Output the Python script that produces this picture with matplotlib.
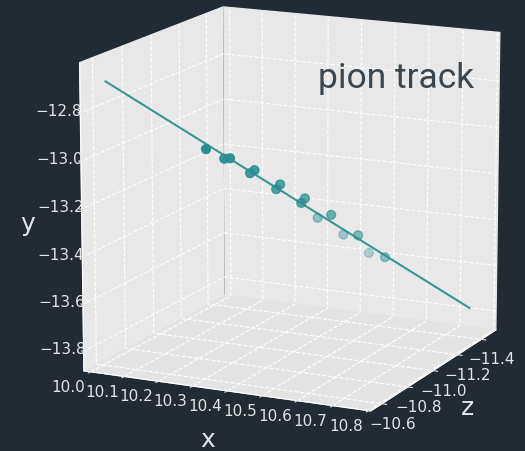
import numpy as np
import matplotlib
matplotlib.use("Agg")
import matplotlib.pyplot as plt

# hit positions (x, depth axis labelled z, vertical axis labelled y)
hit_x = [10.199, 10.239, 10.252, 10.296, 10.306, 10.354, 10.363, 10.410,
         10.418, 10.423, 10.477, 10.481, 10.537, 10.539, 10.598]
hit_z = [-10.863, -10.896, -10.906, -10.942, -10.950, -10.989, -10.996, -11.034,
         -11.041, -11.125, -11.088, -11.172, -11.138, -11.219, -11.187]
hit_y = [-13.009, -13.052, -13.051, -13.117, -13.105, -13.189, -13.169, -13.251,
         -13.232, -13.339, -13.306, -13.415, -13.398, -13.498, -13.496]

# fitted track end points
fit_x = [9.98, 10.79]
fit_z = [-10.685, -11.343]
fit_y = [-12.712, -13.730]

x_ticks = [10.0, 10.1, 10.2, 10.3, 10.4, 10.5, 10.6, 10.7, 10.8]
z_ticks = [-10.6, -10.8, -11.0, -11.2, -11.4]
y_ticks = [-13.8, -13.6, -13.4, -13.2, -13.0, -12.8]

bg = '#222b33'
fg = '#e2e4e6'
teal = '#288e91'

plt.rcParams['grid.color'] = 'white'
plt.rcParams['grid.linestyle'] = '--'
plt.rcParams['grid.linewidth'] = 0.8
plt.rcParams['xtick.color'] = fg
plt.rcParams['ytick.color'] = fg
plt.rcParams['axes.labelcolor'] = fg
plt.rcParams['axes.edgecolor'] = 'white'

fig = plt.figure(figsize=(5.25, 4.52), dpi=100, facecolor=bg)
ax = fig.add_axes([-0.1245, -0.2394, 1.332, 1.547], projection='3d')
ax.set_facecolor(bg)
ax.set_box_aspect((1, 1, 1), zoom=0.75)
ax.view_init(elev=14, azim=-64.5)

ax.scatter(hit_x, hit_z, hit_y, s=40, color=teal, depthshade=True)
ax.plot(fit_x, fit_z, fit_y, color='#3a9596', lw=1.5)

ax.set_xlim(9.98, 10.806)
ax.set_ylim(-10.516, -11.526)
ax.set_zlim(-13.883, -12.593)
ax.set_xticks(x_ticks)
ax.set_yticks(z_ticks)
ax.set_zticks(y_ticks)
ax.zaxis.set_ticks_position('upper')
ax.zaxis.set_label_position('upper')

for a in (ax.xaxis, ax.yaxis, ax.zaxis):
    a.set_pane_color((0.91, 0.91, 0.91, 1.0))
    a.line.set_color('white')
    a._axinfo['tick']['color'] = fg
ax.zaxis.set_pane_color((0.89, 0.89, 0.89, 1.0))
ax.tick_params(labelsize=11, colors=fg)
ax.tick_params(axis='x', pad=2)
ax.tick_params(axis='y', pad=1.5)
ax.tick_params(axis='z', pad=5)
for lab in ax.get_xticklabels():
    lab.set_ha('right')
    lab.set_va('center')
for lab in ax.get_zticklabels():
    lab.set_va('baseline')

ax.set_xlabel('x', fontsize=18, color=fg, labelpad=11)
ax.set_ylabel('z', fontsize=18, color=fg, labelpad=8)
ax.set_zlabel('y', fontsize=18, color=fg, labelpad=12)

fig.text(474 / 525, 1 - 88 / 452, 'pion track', ha='right', va='baseline',
         fontsize=25.5, family='Roboto', weight='normal', color='#3b4750')

fig.savefig('out.png', dpi=100, facecolor=bg)
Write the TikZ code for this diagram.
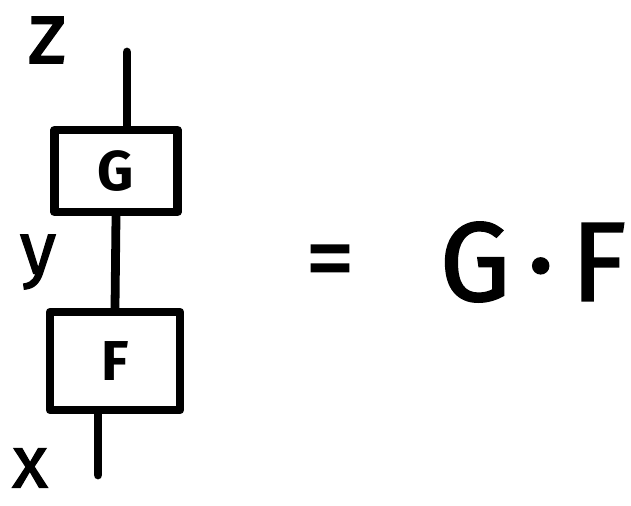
\documentclass[tikz,border=0pt]{standalone}
\usepackage{fontspec}
\setmainfont{Fira Sans}
\newfontfamily\handfont[FakeBold=1.6]{Fira Sans}
\usetikzlibrary{positioning}

\begin{document}
\begin{tikzpicture}[x=0.02cm, y=-0.02cm,
    ink/.style={line width=5pt, line cap=round, line join=round},
    morph/.style={rectangle, draw, ink, inner sep=0pt, font=\fontsize{32}{32}\selectfont\bfseries},
    obj/.style={inner sep=0pt, font=\fontsize{42}{42}\selectfont\handfont},
    big/.style={inner sep=0pt, font=\fontsize{64}{64}\selectfont\handfont},
]
\useasboundingbox (0,0) rectangle (631,505);

% boxes
\node[morph, minimum width=2.46cm, minimum height=1.64cm] (g) at (116,171) {G};
\node[morph, minimum width=2.6cm, minimum height=1.96cm] (f) at (115,361) {F};

% wires
\coordinate (zend) at (127,52);
\coordinate (xend) at (98,475);
\draw[ink] (zend) -- (g.north -| zend);
\draw[ink] (g.south) -- (f.north);
\draw[ink] (f.south -| xend) -- (xend);

% objects
\node[obj, font=\fontsize{50}{50}\selectfont\handfont] (z) at (47,40) {z};
\node[obj] (y) at (38,262) {y};
\node[obj] (x) at (30,468) {x};

% right hand side
\node[obj, font=\fontsize{56}{56}\selectfont\handfont] (eq) at (330,268) {=};
\node[big] (gf) at (533,262) {G\hspace{0.15em}·\hspace{0.15em}F};
\end{tikzpicture}
\end{document}
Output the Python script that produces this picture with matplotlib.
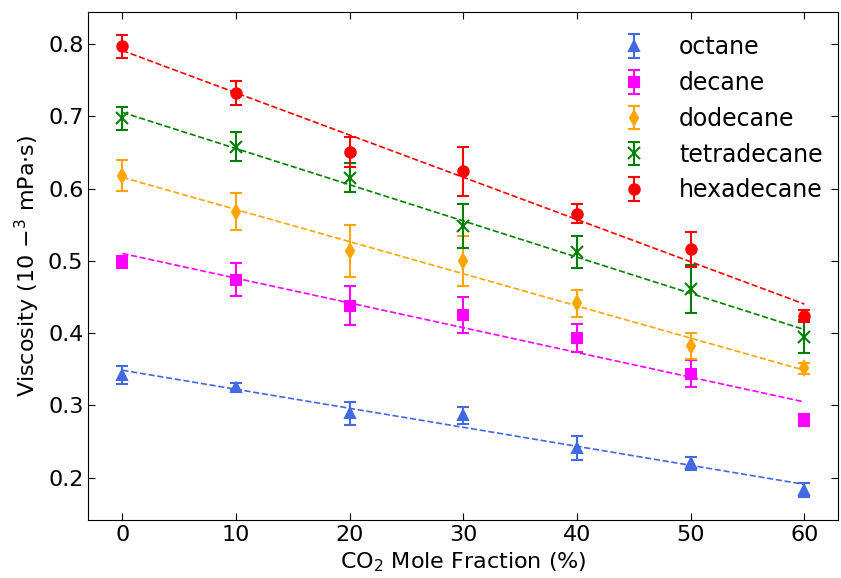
import numpy as np
import matplotlib
matplotlib.use("Agg")
import matplotlib.pyplot as plt

x = [0, 10, 20, 30, 40, 50, 60]

names = ["octane", "decane", "dodecane", "tetradecane", "hexadecane"]
colors = ["royalblue", "magenta", "orange", "green", "red"]
markers = ["^", "s", "d", "x", "o"]

octane = [0.342, 0.326, 0.289, 0.286, 0.241, 0.220, 0.183]
octane_err = [0.013, 0.005, 0.016, 0.012, 0.017, 0.009, 0.010]
decane = [0.498, 0.474, 0.438, 0.425, 0.393, 0.344, 0.280]
decane_err = [0.008, 0.023, 0.027, 0.025, 0.019, 0.019, 0.008]
dodecane = [0.618, 0.568, 0.514, 0.500, 0.441, 0.382, 0.351]
dodecane_err = [0.022, 0.026, 0.036, 0.035, 0.019, 0.018, 0.007]
tetradecane = [0.697, 0.658, 0.615, 0.548, 0.512, 0.461, 0.395]
tetradecane_err = [0.016, 0.020, 0.020, 0.030, 0.022, 0.033, 0.023]
hexadecane = [0.797, 0.732, 0.651, 0.624, 0.565, 0.516, 0.424]
hexadecane_err = [0.016, 0.017, 0.021, 0.034, 0.013, 0.024, 0.008]

series = [octane, decane, dodecane, tetradecane, hexadecane]
errors = [octane_err, decane_err, dodecane_err, tetradecane_err, hexadecane_err]

fig, ax = plt.subplots(figsize=(8.41, 5.78), dpi=100)

xa = np.array(x, dtype=float)
for name, c, m, y, e in zip(names, colors, markers, series, errors):
    ms = 7.5 if m != "x" else 9
    ax.errorbar(x, y, yerr=e, fmt=m, color=c, ecolor=c, capsize=4,
                elinewidth=1.5, capthick=1.5, markersize=ms,
                markeredgewidth=1.5, label=name)
    k, b = np.polyfit(xa, np.array(y), 1)
    ax.plot(xa, k * xa + b, linestyle="--", color=c, linewidth=1.2)

ax.set_xlabel("CO$_2$ Mole Fraction (%)", fontsize=16)
ax.set_ylabel(r"Viscosity (10 $-^{3}$ mPa$\cdot$s)", fontsize=16)
ax.set_xticks([0, 10, 20, 30, 40, 50, 60])
ax.set_yticks([0.2, 0.3, 0.4, 0.5, 0.6, 0.7, 0.8])
ax.tick_params(direction="in", labelsize=16, top=True, right=True, length=5)
ax.legend(frameon=False, fontsize=17, loc="upper right", handlelength=1.0,
          handletextpad=1.4, labelspacing=0.5, borderaxespad=0.6,
          bbox_to_anchor=(1.0107, 1.0))

fig.subplots_adjust(left=0.105, right=0.997, top=0.98, bottom=0.1)
fig.savefig("out.png", dpi=100)
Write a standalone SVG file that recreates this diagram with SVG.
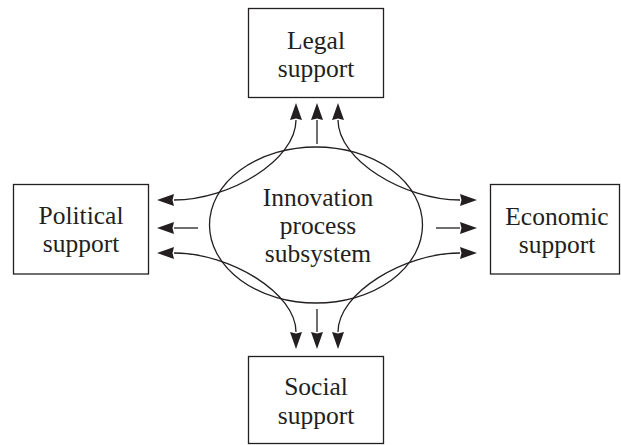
<svg xmlns="http://www.w3.org/2000/svg" width="621" height="445" viewBox="0 0 621 445">
  <style>
    .box { fill: #ffffff; stroke: #231f20; stroke-width: 1.3; }
    .oval { fill: none; stroke: #231f20; stroke-width: 1.3; }
    .lbl { font-family: "Liberation Serif", "Times New Roman", serif; font-size: 25.5px; fill: #231f20; text-anchor: middle; }
    .conn path { fill: none; stroke: #231f20; stroke-width: 1.3; marker-end: url(#head); }
    .conn path.both { marker-start: url(#head); }
  </style>
  <defs>
    <marker id="head" markerUnits="userSpaceOnUse" markerWidth="18" markerHeight="12" refX="0" refY="6" orient="auto-start-reverse" overflow="visible">
      <path d="M0,0 L17,6 L0,12 L1.5,6 z" fill="#231f20"/>
    </marker>
  </defs>

  <rect width="621" height="445" fill="#ffffff"/>

  <!-- central subsystem -->
  <g id="innovation">
    <ellipse class="oval" cx="316" cy="225" rx="106.5" ry="78"/>
    <text class="lbl" x="318" y="206">Innovation</text>
    <text class="lbl" x="318" y="234">process</text>
    <text class="lbl" x="318" y="262">subsystem</text>
  </g>

  <!-- connectors -->
  <g id="connectors" class="conn">
    <!-- straight arrows out of the subsystem -->
    <path d="M317,144 L317,120"/>
    <path d="M198,228 L174,228"/>
    <path d="M436,228 L460,228"/>
    <path d="M317,309 L317,332"/>
    <!-- double-headed links between neighbouring supports -->
    <path class="both" d="M174,200 C230,200 296,160 296,120"/>
    <path class="both" d="M460,200 C404,200 338,160 338,120"/>
    <path class="both" d="M174,253 C230,253 296,293 296,332"/>
    <path class="both" d="M460,253 C404,253 338,293 338,332"/>
  </g>

  <g id="legal">
    <rect class="box" x="248.5" y="8.5" width="135" height="89"/>
    <text class="lbl" x="316" y="49">Legal</text>
    <text class="lbl" x="316" y="77">support</text>
  </g>

  <g id="political">
    <rect class="box" x="13.5" y="184.5" width="135" height="89.5"/>
    <text class="lbl" x="81" y="224">Political</text>
    <text class="lbl" x="81" y="252">support</text>
  </g>

  <g id="economic">
    <rect class="box" x="490.5" y="184.5" width="129" height="89.5"/>
    <text class="lbl" x="557" y="225">Economic</text>
    <text class="lbl" x="557" y="253">support</text>
  </g>

  <g id="social">
    <rect class="box" x="248.5" y="356.5" width="135" height="87"/>
    <text class="lbl" x="316" y="395">Social</text>
    <text class="lbl" x="316" y="424">support</text>
  </g>
</svg>
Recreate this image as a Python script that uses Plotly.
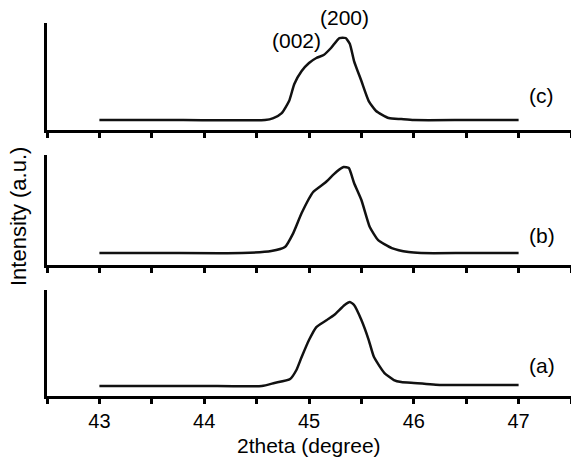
import plotly.graph_objects as go

# ---- data ----
x_a = [43.0, 43.5, 44.0, 44.55, 44.67, 44.82, 44.88, 44.93, 45.00, 45.07, 45.17, 45.24, 45.34, 45.39,
       45.43, 45.50, 45.57, 45.62, 45.72, 45.81, 45.88, 46.00, 46.26, 46.6, 47.0]
y_a = [10, 10, 10, 10, 13, 17, 26, 39, 56, 69, 76, 81, 91, 94,
       91, 76, 56, 39, 23, 16, 14, 13, 11, 11, 11]

x_b = [43.0, 43.6, 44.36, 44.64, 44.77, 44.85, 44.93, 45.04, 45.15, 45.26, 45.33, 45.38,
       45.43, 45.50, 45.58, 45.66, 45.79, 45.95, 46.07, 46.5, 47.0]
y_b = [12, 12, 12, 14, 18, 32, 52, 73, 82, 93, 98, 97,
       82, 65, 38, 25, 17, 13, 12, 12, 12]

x_c = [43.0, 43.8, 44.58, 44.66, 44.74, 44.81, 44.86, 44.93, 45.00, 45.07, 45.14, 45.21, 45.29, 45.35,
       45.39, 45.43, 45.50, 45.57, 45.64, 45.76, 45.88, 46.0, 46.5, 47.0]
y_c = [10, 10, 10, 12, 17, 29, 46, 59, 67, 72, 75, 82, 92, 92,
       86, 69, 49, 29, 19, 12, 11, 10, 10, 10]

panel_labels = ["(a)", "(b)", "(c)"]
panel_label_y = [31, 30, 35]
peak_labels = ["(002)", "(200)"]
peak_label_x = [44.88, 45.34]
tick_vals = [42.5, 43, 43.5, 44, 44.5, 45, 45.5, 46, 46.5, 47, 47.5]
tick_text = ["", "43", "", "44", "", "45", "", "46", "", "47", ""]

FONT = "Liberation Sans, Arial, sans-serif"

W, H = 571, 463
ML, MR, MT, MB = 47, 0, 23, 67
PH = H - MT - MB  # plot height

fig = go.Figure()
for xs, ys, xa, ya in [(x_a, y_a, "x", "y"), (x_b, y_b, "x2", "y2"), (x_c, y_c, "x3", "y3")]:
    fig.add_trace(go.Scatter(x=xs, y=ys, xaxis=xa, yaxis=ya, mode="lines",
                             line=dict(color="#111111", width=2.5, shape="spline", smoothing=0.5),
                             showlegend=False, hoverinfo="skip"))

xcommon = dict(range=[42.5, 47.5], showline=True, linecolor="black", linewidth=3,
               ticks="outside", ticklen=5, tickwidth=2.5, tickcolor="black",
               tickvals=tick_vals, showgrid=False, zeroline=False, mirror=False)
ycommon = dict(showline=True, linecolor="black", linewidth=3, ticks="", showticklabels=False,
               showgrid=False, zeroline=False)

fig.update_layout(
    width=W, height=H,
    margin=dict(l=ML, r=MR, t=MT, b=MB),
    plot_bgcolor="white", paper_bgcolor="white",
    font=dict(family=FONT, color="black", size=20),
    xaxis=dict(**xcommon, anchor="y", ticktext=tick_text, tickfont=dict(size=20)),
    xaxis2=dict(**xcommon, anchor="y2", matches="x", showticklabels=False),
    xaxis3=dict(**xcommon, anchor="y3", matches="x", showticklabels=False),
    yaxis=dict(**ycommon, domain=[0.0, 0.284], range=[0, 106], anchor="x"),
    yaxis2=dict(**ycommon, domain=[0.351, 0.646], range=[0, 110], anchor="x2"),
    yaxis3=dict(**ycommon, domain=[0.713, 1.0], range=[0, 107], anchor="x3"),
)

def py(page_y):
    """page pixel y -> paper fraction"""
    return 1 - (page_y - MT) / PH

# panel labels
for lab, ax, yv in zip(panel_labels, ["1", "2", "3"], panel_label_y):
    xr = "x" if ax == "1" else "x" + ax
    yr = "y" if ax == "1" else "y" + ax
    fig.add_annotation(text=lab, x=47.22, y=yv, xref=xr, yref=yr,
                       xanchor="center", yanchor="middle",
                       showarrow=False, font=dict(size=21, family=FONT))

# peak labels above panel (c)
for lab, xv, yp in zip(peak_labels, peak_label_x, [40, 18]):
    fig.add_annotation(text=lab, x=xv, y=py(yp), xref="x3", yref="paper",
                       xanchor="center", yanchor="middle",
                       showarrow=False, font=dict(size=21, family=FONT))

# axis titles
fig.add_annotation(text="2theta (degree)", x=45.0, y=py(445), xref="x", yref="paper",
                   xanchor="center", yanchor="middle",
                   showarrow=False, font=dict(size=21, family=FONT))
fig.add_annotation(text="Intensity (a.u.)", x=(18 - ML) / (W - ML - MR), y=py(217),
                   xref="paper", yref="paper", textangle=-90, showarrow=False,
                   xanchor="center", yanchor="middle",
                   font=dict(size=22, family=FONT))

fig.write_html("out.html", config={"displayModeBar": False},
               post_script="document.body.style.margin='0';document.body.style.padding='0';")
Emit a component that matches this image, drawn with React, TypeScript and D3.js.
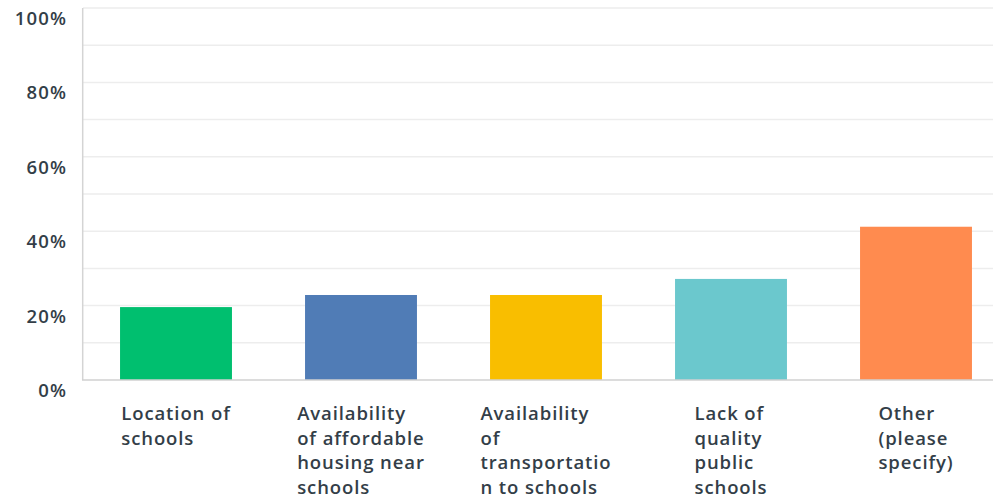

============================================================

_Task details_. Go through the listing above and return every line where the word "this" occurs.

_Answer for the task_.
Output the Python script that produces this picture with matplotlib.
Write the TikZ code for this diagram.
Output the Python script that produces this picture with matplotlib.
Write a standalone SVG file that recreates this diagram with SVG.
Recreate this image as a Python script that uses Plotly.
Emit a component that matches this image, drawn with React, TypeScript and D3.js.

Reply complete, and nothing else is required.